Data entries:
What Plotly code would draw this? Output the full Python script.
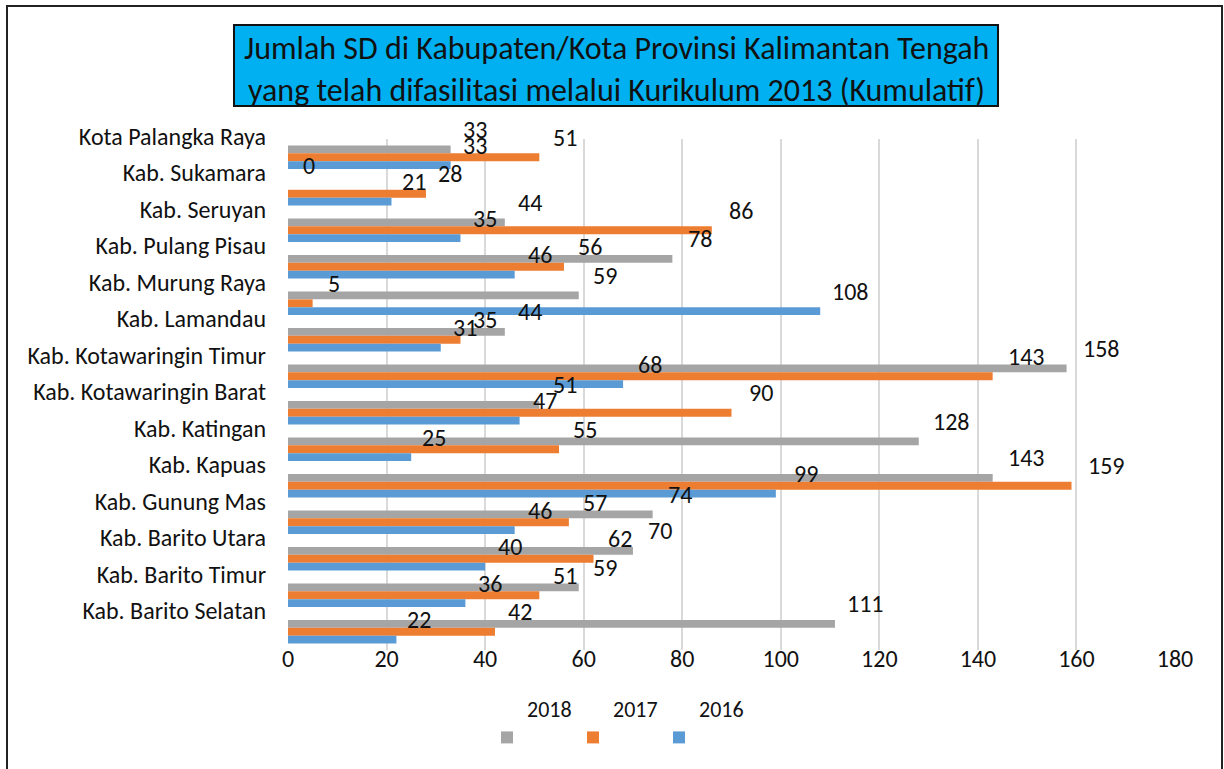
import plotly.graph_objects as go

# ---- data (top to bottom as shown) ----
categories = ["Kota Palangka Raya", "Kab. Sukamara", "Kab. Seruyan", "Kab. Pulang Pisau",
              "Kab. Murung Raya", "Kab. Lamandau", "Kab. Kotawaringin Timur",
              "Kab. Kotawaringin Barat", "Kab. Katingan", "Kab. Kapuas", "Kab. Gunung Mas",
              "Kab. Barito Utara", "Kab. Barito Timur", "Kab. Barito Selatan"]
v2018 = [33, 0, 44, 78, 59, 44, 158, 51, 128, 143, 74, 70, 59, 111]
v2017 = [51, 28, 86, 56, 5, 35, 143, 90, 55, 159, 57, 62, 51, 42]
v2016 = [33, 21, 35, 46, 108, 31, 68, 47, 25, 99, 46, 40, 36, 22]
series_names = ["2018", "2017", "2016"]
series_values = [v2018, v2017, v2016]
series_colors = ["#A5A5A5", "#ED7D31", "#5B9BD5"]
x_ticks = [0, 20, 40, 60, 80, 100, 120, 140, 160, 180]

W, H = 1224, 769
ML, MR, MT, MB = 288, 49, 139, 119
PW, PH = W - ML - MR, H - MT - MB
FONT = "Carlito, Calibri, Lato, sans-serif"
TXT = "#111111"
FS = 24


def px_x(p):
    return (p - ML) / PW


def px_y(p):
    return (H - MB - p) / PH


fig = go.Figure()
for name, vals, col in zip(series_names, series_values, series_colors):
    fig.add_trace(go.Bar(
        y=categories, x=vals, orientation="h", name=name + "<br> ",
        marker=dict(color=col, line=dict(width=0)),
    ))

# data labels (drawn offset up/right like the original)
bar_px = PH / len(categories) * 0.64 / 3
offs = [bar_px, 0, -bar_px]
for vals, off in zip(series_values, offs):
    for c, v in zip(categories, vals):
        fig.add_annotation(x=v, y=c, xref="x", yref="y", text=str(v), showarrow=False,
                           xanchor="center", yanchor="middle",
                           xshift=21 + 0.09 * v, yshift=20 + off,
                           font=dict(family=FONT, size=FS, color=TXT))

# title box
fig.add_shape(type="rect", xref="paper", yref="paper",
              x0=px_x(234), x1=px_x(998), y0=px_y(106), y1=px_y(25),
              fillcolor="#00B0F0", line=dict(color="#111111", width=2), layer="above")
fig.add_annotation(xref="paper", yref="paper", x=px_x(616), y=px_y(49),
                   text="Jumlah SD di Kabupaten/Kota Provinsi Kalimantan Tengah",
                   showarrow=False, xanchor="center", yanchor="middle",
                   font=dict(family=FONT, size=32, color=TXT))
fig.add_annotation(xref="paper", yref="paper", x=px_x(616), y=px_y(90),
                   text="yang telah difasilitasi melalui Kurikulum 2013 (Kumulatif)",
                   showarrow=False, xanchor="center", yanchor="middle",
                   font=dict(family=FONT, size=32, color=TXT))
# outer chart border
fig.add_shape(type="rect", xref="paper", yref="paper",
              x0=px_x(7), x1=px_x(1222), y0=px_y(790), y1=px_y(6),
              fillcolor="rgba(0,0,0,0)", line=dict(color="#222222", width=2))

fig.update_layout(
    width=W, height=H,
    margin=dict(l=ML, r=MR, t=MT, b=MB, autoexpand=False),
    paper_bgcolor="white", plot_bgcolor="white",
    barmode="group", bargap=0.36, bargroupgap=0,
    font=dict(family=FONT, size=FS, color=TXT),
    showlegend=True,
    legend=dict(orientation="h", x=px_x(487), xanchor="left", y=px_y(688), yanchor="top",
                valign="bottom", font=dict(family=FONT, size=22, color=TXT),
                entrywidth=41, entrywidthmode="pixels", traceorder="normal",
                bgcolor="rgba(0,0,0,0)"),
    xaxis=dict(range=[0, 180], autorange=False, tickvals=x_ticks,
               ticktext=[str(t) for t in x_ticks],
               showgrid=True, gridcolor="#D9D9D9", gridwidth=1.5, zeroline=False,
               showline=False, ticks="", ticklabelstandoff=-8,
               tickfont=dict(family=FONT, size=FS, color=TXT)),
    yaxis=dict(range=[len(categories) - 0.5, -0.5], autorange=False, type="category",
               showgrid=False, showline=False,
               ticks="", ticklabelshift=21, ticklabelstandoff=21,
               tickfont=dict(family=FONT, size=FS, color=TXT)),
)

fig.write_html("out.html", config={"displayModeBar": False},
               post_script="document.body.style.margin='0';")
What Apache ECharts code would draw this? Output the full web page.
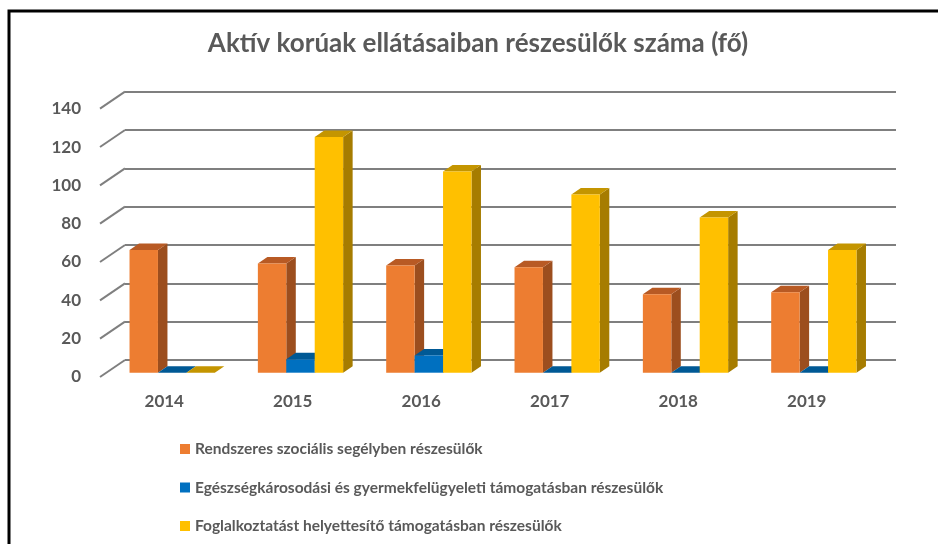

[Problem to solve] Strip the images and reproduce the remaining records precisely.

[Task response]
What Plotly code would draw this? Output the full Python script.
import plotly.graph_objects as go

# ---- data (top to bottom as shown) ----
categories = ["Kota Palangka Raya", "Kab. Sukamara", "Kab. Seruyan", "Kab. Pulang Pisau",
              "Kab. Murung Raya", "Kab. Lamandau", "Kab. Kotawaringin Timur",
              "Kab. Kotawaringin Barat", "Kab. Katingan", "Kab. Kapuas", "Kab. Gunung Mas",
              "Kab. Barito Utara", "Kab. Barito Timur", "Kab. Barito Selatan"]
v2018 = [33, 0, 44, 78, 59, 44, 158, 51, 128, 143, 74, 70, 59, 111]
v2017 = [51, 28, 86, 56, 5, 35, 143, 90, 55, 159, 57, 62, 51, 42]
v2016 = [33, 21, 35, 46, 108, 31, 68, 47, 25, 99, 46, 40, 36, 22]
series_names = ["2018", "2017", "2016"]
series_values = [v2018, v2017, v2016]
series_colors = ["#A5A5A5", "#ED7D31", "#5B9BD5"]
x_ticks = [0, 20, 40, 60, 80, 100, 120, 140, 160, 180]

W, H = 1224, 769
ML, MR, MT, MB = 288, 49, 139, 119
PW, PH = W - ML - MR, H - MT - MB
FONT = "Carlito, Calibri, Lato, sans-serif"
TXT = "#111111"
FS = 24


def px_x(p):
    return (p - ML) / PW


def px_y(p):
    return (H - MB - p) / PH


fig = go.Figure()
for name, vals, col in zip(series_names, series_values, series_colors):
    fig.add_trace(go.Bar(
        y=categories, x=vals, orientation="h", name=name + "<br> ",
        marker=dict(color=col, line=dict(width=0)),
    ))

# data labels (drawn offset up/right like the original)
bar_px = PH / len(categories) * 0.64 / 3
offs = [bar_px, 0, -bar_px]
for vals, off in zip(series_values, offs):
    for c, v in zip(categories, vals):
        fig.add_annotation(x=v, y=c, xref="x", yref="y", text=str(v), showarrow=False,
                           xanchor="center", yanchor="middle",
                           xshift=21 + 0.09 * v, yshift=20 + off,
                           font=dict(family=FONT, size=FS, color=TXT))

# title box
fig.add_shape(type="rect", xref="paper", yref="paper",
              x0=px_x(234), x1=px_x(998), y0=px_y(106), y1=px_y(25),
              fillcolor="#00B0F0", line=dict(color="#111111", width=2), layer="above")
fig.add_annotation(xref="paper", yref="paper", x=px_x(616), y=px_y(49),
                   text="Jumlah SD di Kabupaten/Kota Provinsi Kalimantan Tengah",
                   showarrow=False, xanchor="center", yanchor="middle",
                   font=dict(family=FONT, size=32, color=TXT))
fig.add_annotation(xref="paper", yref="paper", x=px_x(616), y=px_y(90),
                   text="yang telah difasilitasi melalui Kurikulum 2013 (Kumulatif)",
                   showarrow=False, xanchor="center", yanchor="middle",
                   font=dict(family=FONT, size=32, color=TXT))
# outer chart border
fig.add_shape(type="rect", xref="paper", yref="paper",
              x0=px_x(7), x1=px_x(1222), y0=px_y(790), y1=px_y(6),
              fillcolor="rgba(0,0,0,0)", line=dict(color="#222222", width=2))

fig.update_layout(
    width=W, height=H,
    margin=dict(l=ML, r=MR, t=MT, b=MB, autoexpand=False),
    paper_bgcolor="white", plot_bgcolor="white",
    barmode="group", bargap=0.36, bargroupgap=0,
    font=dict(family=FONT, size=FS, color=TXT),
    showlegend=True,
    legend=dict(orientation="h", x=px_x(487), xanchor="left", y=px_y(688), yanchor="top",
                valign="bottom", font=dict(family=FONT, size=22, color=TXT),
                entrywidth=41, entrywidthmode="pixels", traceorder="normal",
                bgcolor="rgba(0,0,0,0)"),
    xaxis=dict(range=[0, 180], autorange=False, tickvals=x_ticks,
               ticktext=[str(t) for t in x_ticks],
               showgrid=True, gridcolor="#D9D9D9", gridwidth=1.5, zeroline=False,
               showline=False, ticks="", ticklabelstandoff=-8,
               tickfont=dict(family=FONT, size=FS, color=TXT)),
    yaxis=dict(range=[len(categories) - 0.5, -0.5], autorange=False, type="category",
               showgrid=False, showline=False,
               ticks="", ticklabelshift=21, ticklabelstandoff=21,
               tickfont=dict(family=FONT, size=FS, color=TXT)),
)

fig.write_html("out.html", config={"displayModeBar": False},
               post_script="document.body.style.margin='0';")
What Apache ECharts code would draw this? Output the full web page.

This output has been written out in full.